Task objective:
Make an exact copy of the data below, leaving out every picture.

++++

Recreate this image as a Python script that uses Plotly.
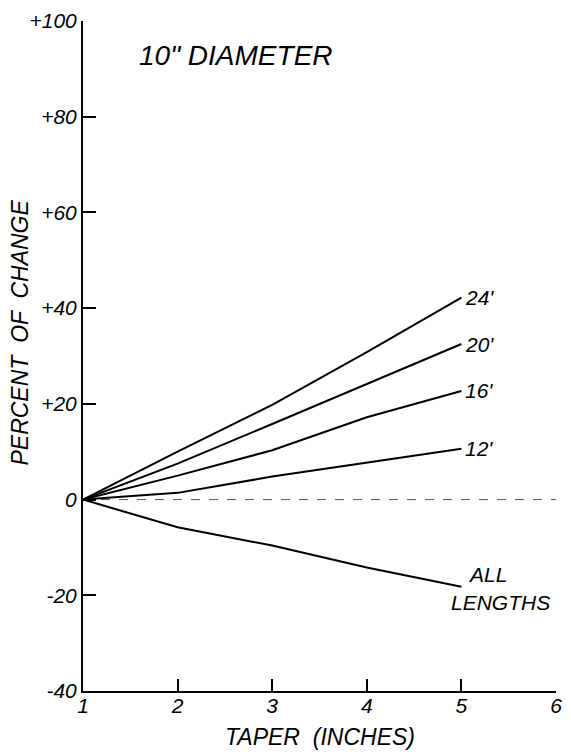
import plotly.graph_objects as go

taper = [1, 2, 3, 4, 5]
len_24 = [0, 10.0, 19.8, 30.8, 42.2]
len_20 = [0, 7.5, 15.8, 24.2, 32.5]
len_16 = [0, 5.0, 10.3, 17.2, 22.7]
len_12 = [0, 1.4, 4.8, 7.7, 10.6]
all_lengths = [0, -5.8, -9.6, -14.2, -18.2]

series = [("24'", len_24), ("20'", len_20), ("16'", len_16), ("12'", len_12), ("ALL LENGTHS", all_lengths)]

ytick_vals = [-40, -20, 0, 20, 40, 60, 80, 100]
ytick_text = ["-40", "-20", "0", "+20", "+40", "+60", "+80", "+100"]
xtick_vals = [1, 2, 3, 4, 5, 6]
xtick_text = ["1", "2", "3", "4", "5", "6"]

FONT = "Liberation Sans"
ital = dict(family=FONT, color="black", style="italic")

fig = go.Figure()

# zero reference line
fig.add_trace(go.Scatter(x=[1, 6], y=[0, 0], mode="lines",
                         line=dict(color="#555555", width=1, dash="dash"),
                         hoverinfo="skip", showlegend=False))

for name, vals in series:
    fig.add_trace(go.Scatter(x=taper, y=vals, mode="lines", name=name,
                             line=dict(color="black", width=2), showlegend=False))

annos = []
for name, vals in series[:4]:
    annos.append(dict(x=taper[-1], y=vals[-1], xref="x", yref="y", text=name,
                      showarrow=False, xanchor="left", yanchor="middle", xshift=2,
                      font=dict(size=21, **ital)))
all_words = series[4][0].split(" ")
annos.append(dict(x=taper[-1], y=all_lengths[-1], xref="x", yref="y", text=all_words[0],
                  showarrow=False, xanchor="left", yanchor="middle", xshift=5, yshift=12,
                  font=dict(size=21, **ital)))
annos.append(dict(x=taper[-1], y=all_lengths[-1], xref="x", yref="y", text=all_words[1],
                  showarrow=False, xanchor="left", yanchor="middle", xshift=-12, yshift=-16,
                  font=dict(size=21, **ital)))
annos.append(dict(x=0.115, y=0.975, xref="paper", yref="paper", text="10\" DIAMETER",
                  showarrow=False, xanchor="left", yanchor="top",
                  font=dict(size=28, **ital)))
annos.append(dict(x=0.5, y=0, xref="paper", yref="paper", text="TAPER  (INCHES)",
                  showarrow=False, xanchor="center", yanchor="top", yshift=-31,
                  font=dict(size=23, **ital)))
annos.append(dict(x=0, y=0.535, xref="paper", yref="paper", text="PERCENT  OF  CHANGE",
                  showarrow=False, xanchor="center", yanchor="middle", xshift=-63,
                  textangle=-90, font=dict(size=23, **ital)))

fig.update_layout(
    width=571, height=752,
    margin=dict(l=83, r=9, t=13, b=61),
    paper_bgcolor="white", plot_bgcolor="white",
    annotations=annos,
    xaxis=dict(range=[1, 6], tickvals=xtick_vals, ticktext=xtick_text,
               showline=True, linecolor="black", linewidth=2,
               ticks="inside", ticklen=12, tickwidth=2, tickcolor="black",
               ticklabelstandoff=-5,
               showgrid=False, zeroline=False, tickfont=dict(size=21, **ital)),
    yaxis=dict(range=[-40, 100], tickvals=ytick_vals, ticktext=ytick_text,
               showline=True, linecolor="black", linewidth=2,
               ticks="inside", ticklen=13, tickwidth=2, tickcolor="black",
               ticklabelstandoff=0,
               showgrid=False, zeroline=False, tickfont=dict(size=21, **ital)),
)

fig.write_html("out.html")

++++

Output of the exercise:
Recreate this image as a Python script that uses Plotly.
import plotly.graph_objects as go

taper = [1, 2, 3, 4, 5]
len_24 = [0, 10.0, 19.8, 30.8, 42.2]
len_20 = [0, 7.5, 15.8, 24.2, 32.5]
len_16 = [0, 5.0, 10.3, 17.2, 22.7]
len_12 = [0, 1.4, 4.8, 7.7, 10.6]
all_lengths = [0, -5.8, -9.6, -14.2, -18.2]

series = [("24'", len_24), ("20'", len_20), ("16'", len_16), ("12'", len_12), ("ALL LENGTHS", all_lengths)]

ytick_vals = [-40, -20, 0, 20, 40, 60, 80, 100]
ytick_text = ["-40", "-20", "0", "+20", "+40", "+60", "+80", "+100"]
xtick_vals = [1, 2, 3, 4, 5, 6]
xtick_text = ["1", "2", "3", "4", "5", "6"]

FONT = "Liberation Sans"
ital = dict(family=FONT, color="black", style="italic")

fig = go.Figure()

# zero reference line
fig.add_trace(go.Scatter(x=[1, 6], y=[0, 0], mode="lines",
                         line=dict(color="#555555", width=1, dash="dash"),
                         hoverinfo="skip", showlegend=False))

for name, vals in series:
    fig.add_trace(go.Scatter(x=taper, y=vals, mode="lines", name=name,
                             line=dict(color="black", width=2), showlegend=False))

annos = []
for name, vals in series[:4]:
    annos.append(dict(x=taper[-1], y=vals[-1], xref="x", yref="y", text=name,
                      showarrow=False, xanchor="left", yanchor="middle", xshift=2,
                      font=dict(size=21, **ital)))
all_words = series[4][0].split(" ")
annos.append(dict(x=taper[-1], y=all_lengths[-1], xref="x", yref="y", text=all_words[0],
                  showarrow=False, xanchor="left", yanchor="middle", xshift=5, yshift=12,
                  font=dict(size=21, **ital)))
annos.append(dict(x=taper[-1], y=all_lengths[-1], xref="x", yref="y", text=all_words[1],
                  showarrow=False, xanchor="left", yanchor="middle", xshift=-12, yshift=-16,
                  font=dict(size=21, **ital)))
annos.append(dict(x=0.115, y=0.975, xref="paper", yref="paper", text="10\" DIAMETER",
                  showarrow=False, xanchor="left", yanchor="top",
                  font=dict(size=28, **ital)))
annos.append(dict(x=0.5, y=0, xref="paper", yref="paper", text="TAPER  (INCHES)",
                  showarrow=False, xanchor="center", yanchor="top", yshift=-31,
                  font=dict(size=23, **ital)))
annos.append(dict(x=0, y=0.535, xref="paper", yref="paper", text="PERCENT  OF  CHANGE",
                  showarrow=False, xanchor="center", yanchor="middle", xshift=-63,
                  textangle=-90, font=dict(size=23, **ital)))

fig.update_layout(
    width=571, height=752,
    margin=dict(l=83, r=9, t=13, b=61),
    paper_bgcolor="white", plot_bgcolor="white",
    annotations=annos,
    xaxis=dict(range=[1, 6], tickvals=xtick_vals, ticktext=xtick_text,
               showline=True, linecolor="black", linewidth=2,
               ticks="inside", ticklen=12, tickwidth=2, tickcolor="black",
               ticklabelstandoff=-5,
               showgrid=False, zeroline=False, tickfont=dict(size=21, **ital)),
    yaxis=dict(range=[-40, 100], tickvals=ytick_vals, ticktext=ytick_text,
               showline=True, linecolor="black", linewidth=2,
               ticks="inside", ticklen=13, tickwidth=2, tickcolor="black",
               ticklabelstandoff=0,
               showgrid=False, zeroline=False, tickfont=dict(size=21, **ital)),
)

fig.write_html("out.html")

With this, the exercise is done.